> _Information provided_
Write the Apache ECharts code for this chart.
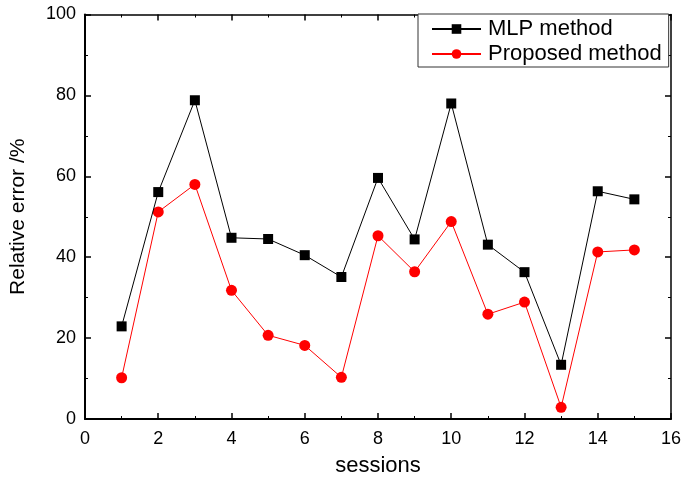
<!DOCTYPE html>
<html lang="en">
<head>
    <meta charset="UTF-8">
    <title>Relative error</title>
    <script src="https://cdn.jsdelivr.net/npm/echarts@6/dist/echarts.min.js"></script>
</head>
<body style="margin:0">

    <div id="main" style="width: 684px;height:482px;"></div>

    <script type="text/javascript">
        // sessions 1..15
        var sessions = [1, 2, 3, 4, 5, 6, 7, 8, 9, 10, 11, 12, 13, 14, 15];
        var mlpErr = [22.9, 56.1, 78.8, 44.8, 44.5, 40.5, 35.1, 59.6, 44.4, 78.0, 43.1, 36.3, 13.4, 56.3, 54.3];
        var proposedErr = [10.2, 51.2, 58.0, 31.8, 20.7, 18.2, 10.3, 45.3, 36.4, 48.8, 25.9, 28.9, 2.9, 41.3, 41.8];

        function pairs(xs, ys) {
            return xs.map(function (x, i) { return [x, ys[i]]; });
        }

        var myChart = echarts.init(document.getElementById('main'));
        var font = 'Liberation Sans, Arial, sans-serif';

        var baseAxis = {
            axisLine: { show: true, onZero: false, lineStyle: { color: '#000', width: 2 } },
            axisTick: { show: true, inside: true, length: 6, lineStyle: { color: '#000', width: 1.5 } },
            minorTick: { show: true, splitNumber: 2, length: 3, lineStyle: { color: '#000', width: 1 } },
            splitLine: { show: false },
            axisLabel: { color: '#000', fontSize: 18, fontFamily: font }
        };

        var option = {
            animation: false,
            grid: { left: 85, top: 14.5, right: 11, bottom: 62 },
            legend: {
                orient: 'vertical',
                left: 418,
                top: 14,
                padding: [4, 7, 2, 13],
                itemGap: 3,
                itemWidth: 49,
                itemHeight: 12,
                borderColor: '#333',
                borderWidth: 1,
                backgroundColor: '#fff',
                textStyle: { color: '#000', fontSize: 22, fontFamily: font, padding: [0, 0, 0, 2] },
                data: ['MLP method', 'Proposed method']
            },
            xAxis: [
                Object.assign({}, baseAxis, {
                    type: 'value', min: 0, max: 16, interval: 2,
                    name: 'sessions', nameLocation: 'middle', nameGap: 36,
                    nameTextStyle: { color: '#000', fontSize: 22, fontFamily: font },
                    axisLabel: { color: '#000', fontSize: 18, fontFamily: font, margin: 11 }
                }),
                Object.assign({}, baseAxis, {
                    type: 'value', min: 0, max: 16, interval: 2, position: 'top',
                    axisLine: { show: true, onZero: false, lineStyle: { color: '#000', width: 1.5 } },
                    axisLabel: { show: false }
                })
            ],
            yAxis: [
                Object.assign({}, baseAxis, {
                    type: 'value', min: 0, max: 100, interval: 20,
                    name: 'Relative error /%', nameLocation: 'middle', nameGap: 56,
                    nameTextStyle: { color: '#000', fontSize: 21, fontFamily: font },
                    axisLabel: { color: '#000', fontSize: 18, fontFamily: font, margin: 9 }
                }),
                Object.assign({}, baseAxis, {
                    type: 'value', min: 0, max: 100, interval: 20, position: 'right',
                    axisLine: { show: true, onZero: false, lineStyle: { color: '#000', width: 1.5 } },
                    axisLabel: { show: false }
                })
            ],
            series: [
                {
                    name: 'MLP method',
                    type: 'line',
                    data: pairs(sessions, mlpErr),
                    symbol: 'rect',
                    symbolSize: 10,
                    itemStyle: { color: '#000' },
                    lineStyle: { color: '#000', width: 1 },
                    z: 3
                },
                {
                    name: 'Proposed method',
                    type: 'line',
                    data: pairs(sessions, proposedErr),
                    symbol: 'circle',
                    symbolSize: 11,
                    itemStyle: { color: '#ff0000' },
                    lineStyle: { color: '#ff0000', width: 1 },
                    z: 2
                }
            ]
        };

        myChart.setOption(option);
    </script>
</body>
</html>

> _Aim of the exercise_
Reproduce the whole listing word for word, setting aside any pictures.

> _Worked answer_
Write the Apache ECharts code for this chart.
<!DOCTYPE html>
<html lang="en">
<head>
    <meta charset="UTF-8">
    <title>Relative error</title>
    <script src="https://cdn.jsdelivr.net/npm/echarts@6/dist/echarts.min.js"></script>
</head>
<body style="margin:0">

    <div id="main" style="width: 684px;height:482px;"></div>

    <script type="text/javascript">
        // sessions 1..15
        var sessions = [1, 2, 3, 4, 5, 6, 7, 8, 9, 10, 11, 12, 13, 14, 15];
        var mlpErr = [22.9, 56.1, 78.8, 44.8, 44.5, 40.5, 35.1, 59.6, 44.4, 78.0, 43.1, 36.3, 13.4, 56.3, 54.3];
        var proposedErr = [10.2, 51.2, 58.0, 31.8, 20.7, 18.2, 10.3, 45.3, 36.4, 48.8, 25.9, 28.9, 2.9, 41.3, 41.8];

        function pairs(xs, ys) {
            return xs.map(function (x, i) { return [x, ys[i]]; });
        }

        var myChart = echarts.init(document.getElementById('main'));
        var font = 'Liberation Sans, Arial, sans-serif';

        var baseAxis = {
            axisLine: { show: true, onZero: false, lineStyle: { color: '#000', width: 2 } },
            axisTick: { show: true, inside: true, length: 6, lineStyle: { color: '#000', width: 1.5 } },
            minorTick: { show: true, splitNumber: 2, length: 3, lineStyle: { color: '#000', width: 1 } },
            splitLine: { show: false },
            axisLabel: { color: '#000', fontSize: 18, fontFamily: font }
        };

        var option = {
            animation: false,
            grid: { left: 85, top: 14.5, right: 11, bottom: 62 },
            legend: {
                orient: 'vertical',
                left: 418,
                top: 14,
                padding: [4, 7, 2, 13],
                itemGap: 3,
                itemWidth: 49,
                itemHeight: 12,
                borderColor: '#333',
                borderWidth: 1,
                backgroundColor: '#fff',
                textStyle: { color: '#000', fontSize: 22, fontFamily: font, padding: [0, 0, 0, 2] },
                data: ['MLP method', 'Proposed method']
            },
            xAxis: [
                Object.assign({}, baseAxis, {
                    type: 'value', min: 0, max: 16, interval: 2,
                    name: 'sessions', nameLocation: 'middle', nameGap: 36,
                    nameTextStyle: { color: '#000', fontSize: 22, fontFamily: font },
                    axisLabel: { color: '#000', fontSize: 18, fontFamily: font, margin: 11 }
                }),
                Object.assign({}, baseAxis, {
                    type: 'value', min: 0, max: 16, interval: 2, position: 'top',
                    axisLine: { show: true, onZero: false, lineStyle: { color: '#000', width: 1.5 } },
                    axisLabel: { show: false }
                })
            ],
            yAxis: [
                Object.assign({}, baseAxis, {
                    type: 'value', min: 0, max: 100, interval: 20,
                    name: 'Relative error /%', nameLocation: 'middle', nameGap: 56,
                    nameTextStyle: { color: '#000', fontSize: 21, fontFamily: font },
                    axisLabel: { color: '#000', fontSize: 18, fontFamily: font, margin: 9 }
                }),
                Object.assign({}, baseAxis, {
                    type: 'value', min: 0, max: 100, interval: 20, position: 'right',
                    axisLine: { show: true, onZero: false, lineStyle: { color: '#000', width: 1.5 } },
                    axisLabel: { show: false }
                })
            ],
            series: [
                {
                    name: 'MLP method',
                    type: 'line',
                    data: pairs(sessions, mlpErr),
                    symbol: 'rect',
                    symbolSize: 10,
                    itemStyle: { color: '#000' },
                    lineStyle: { color: '#000', width: 1 },
                    z: 3
                },
                {
                    name: 'Proposed method',
                    type: 'line',
                    data: pairs(sessions, proposedErr),
                    symbol: 'circle',
                    symbolSize: 11,
                    itemStyle: { color: '#ff0000' },
                    lineStyle: { color: '#ff0000', width: 1 },
                    z: 2
                }
            ]
        };

        myChart.setOption(option);
    </script>
</body>
</html>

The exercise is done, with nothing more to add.